Structuring and Timing of Improvements
For homeowners currently below but approaching the £2 million threshold, the timing of major extensions, renovations, or significant improvements is relevant to the VOA valuation exercise. Works completed before the 2026 valuation — particularly works that increase the property’s value significantly — may push the property over the threshold. Homeowners considering major capital expenditure should factor the valuation timing into their planning.
Independent Valuations
Commission a RICS-qualified independent valuation while the market is as it is. This is particularly important for homeowners who: own properties with limited comparable sales evidence (rural, unique, or architecturally distinctive properties); believe their property may be close to the £2 million threshold in either direction; or have properties that the VOA’s desk-based methodology might assess inaccurately due to unusual features.
The HomeOwners Alliance has recommended booking independent valuations as soon as possible, specifically to provide grounds for a challenge if the VOA’s 2026 assessment is disputed.
Long-Term Holding Decisions
The combination of the HVCTS, the income tax rate increases, and the existing CGT and stamp duty landscape means that the financial arithmetic of owning, selling, and reinvesting high-value residential property is materially different in 2026 from what it was in 2023. For anyone reviewing a high-value property holding in the context of estate planning, retirement income, or investment portfolio management, the current year is the right moment to model the long-term tax position — before the 2026 valuations crystallise liability and before further policy changes potentially reduce the planning options available.
The Market Beyond the Panic
The prime and super-prime residential market has absorbed significant shocks in recent years: the 2022 Truss mini-budget disruption, the sustained high mortgage rate period of 2023–2024, the additional dwelling surcharge increases, and now the UK mansion tax announcement. Each has produced a period of reduced transaction volumes, recalibrated pricing expectations, and changed buyer behaviour.
The UK mansion tax’s impact has been more immediate in behavioural terms than its 2028 implementation date would suggest, because the 2026 valuation exercise gives it a real and near-term reference point.
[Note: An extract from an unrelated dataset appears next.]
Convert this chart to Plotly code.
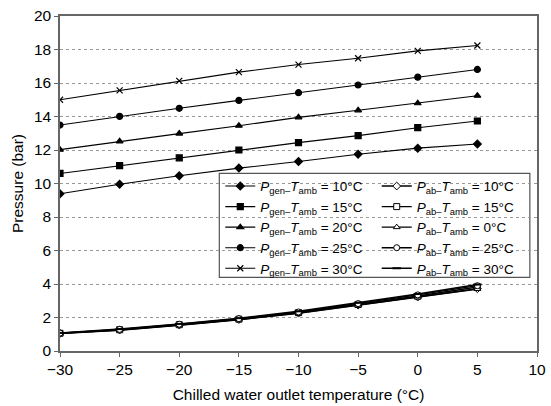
import plotly.graph_objects as go

temps = [-30, -25, -20, -15, -10, -5, 0, 5]

gen10 = [9.39, 9.96, 10.46, 10.92, 11.31, 11.75, 12.11, 12.36]
gen15 = [10.60, 11.07, 11.53, 12.00, 12.44, 12.86, 13.33, 13.73]
gen20 = [12.02, 12.52, 12.98, 13.45, 13.95, 14.37, 14.79, 15.24]
gen25 = [13.49, 14.01, 14.49, 14.96, 15.42, 15.88, 16.35, 16.81]
gen30 = [15.00, 15.56, 16.13, 16.65, 17.10, 17.48, 17.92, 18.24]

ab10 = [1.05, 1.25, 1.55, 1.88, 2.26, 2.74, 3.22, 3.72]
ab15 = [1.06, 1.27, 1.57, 1.90, 2.29, 2.78, 3.28, 3.82]
ab0 = [1.04, 1.24, 1.54, 1.87, 2.25, 2.72, 3.20, 3.70]
ab25 = [1.07, 1.29, 1.60, 1.93, 2.33, 2.83, 3.35, 3.90]
ab30 = [1.08, 1.31, 1.62, 1.96, 2.37, 2.88, 3.40, 3.97]

gen_labels = ["10°C", "15°C", "20°C", "25°C", "30°C"]
ab_labels = ["10°C", "15°C", "0°C", "25°C", "30°C"]

x_ticks = [-30, -25, -20, -15, -10, -5, 0, 5, 10]
y_ticks = [0, 2, 4, 6, 8, 10, 12, 14, 16, 18, 20]

gen_series = [gen10, gen15, gen20, gen25, gen30]
ab_series = [ab10, ab15, ab0, ab25, ab30]
gen_symbols = ["diamond", "square", "triangle-up", "circle", "x-thin-open"]
ab_symbols = ["diamond", "square", "triangle-up", "circle", "line-ew"]

FONT = "Liberation Sans, Arial, sans-serif"

fig = go.Figure()

for vals, lab, sym in zip(gen_series, gen_labels, gen_symbols):
    fig.add_trace(go.Scatter(
        x=temps, y=vals, mode="lines+markers",
        name=f"<i>P</i><sub>gen–</sub><i>T</i><sub>amb</sub> = {lab}",
        line=dict(color="black", width=1.1),
        marker=dict(symbol=sym, size=6, color="black",
                    line=dict(color="black", width=1.2)),
        legend="legend",
    ))

for vals, lab, sym in zip(ab_series, ab_labels, ab_symbols):
    fig.add_trace(go.Scatter(
        x=temps, y=vals, mode="lines+markers",
        name=f"<i>P</i><sub>ab–</sub><i>T</i><sub>amb</sub> = {lab}",
        line=dict(color="black", width=1.4),
        marker=dict(symbol=sym, size=6, color="white",
                    line=dict(color="black", width=1 if sym != "line-ew" else 2)),
        legend="legend2",
    ))

legend_common = dict(
    font=dict(family=FONT, size=13.5, color="black"),
    bgcolor="rgba(0,0,0,0)", borderwidth=0,
    xanchor="left", yanchor="top", tracegroupgap=0, itemwidth=30,
)

fig.update_layout(
    width=551, height=406,
    margin=dict(l=60, r=5, t=16, b=54),
    paper_bgcolor="white", plot_bgcolor="white",
    font=dict(family=FONT, size=15, color="black"),
    showlegend=True,
    legend=dict(x=0.336, y=0.538, **legend_common),
    legend2=dict(x=0.664, y=0.538, **legend_common),
    shapes=[dict(type="rect", xref="paper", yref="paper",
                 x0=0.334, x1=0.985, y0=0.22, y1=0.53,
                 line=dict(color="#555555", width=1.2),
                 fillcolor="white", layer="below")],
)

fig.update_xaxes(
    range=[-30, 10], tickvals=x_ticks,
    ticktext=[("−" + str(-v)) if v < 0 else str(v) for v in x_ticks],
    ticklabeloverflow="allow",
    showgrid=False, zeroline=False,
    showline=True, linecolor="#666666", linewidth=1.5, mirror=True,
    ticks="outside", ticklen=4, tickcolor="#666666",
    tickfont=dict(size=15.5),
    title=dict(text="Chilled water outlet temperature (°C)", font=dict(size=15.5), standoff=12),
)
fig.update_yaxes(
    range=[0, 20], tickvals=y_ticks,
    showgrid=True, gridcolor="#999999", griddash="dot", gridwidth=1,
    zeroline=False,
    showline=True, linecolor="#666666", linewidth=1.5, mirror=True,
    ticks="outside", ticklen=4, tickcolor="#666666",
    tickfont=dict(size=15.5),
    title=dict(text="Pressure (bar)", font=dict(size=15.5), standoff=6),
)

fig.write_html("out.html")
But the prime market has historically absorbed tax changes — however unwelcome — and continued to function. The value of a well-located, well-built, genuinely desirable property does not disappear because of an additional tax burden; it is reflected in pricing adjustments that the market makes over time.
What the current environment demands is not panic but precisely the thing the article’s title suggests: planning. Independent valuations, professional tax advice, structural review of ownership arrangements, and clear-eyed assessment of holding periods and exit strategies. The homeowners who are best positioned in 2028 will be those who used 2026 — the valuation year — to understand their position fully rather than those who waited until the first bills arrived.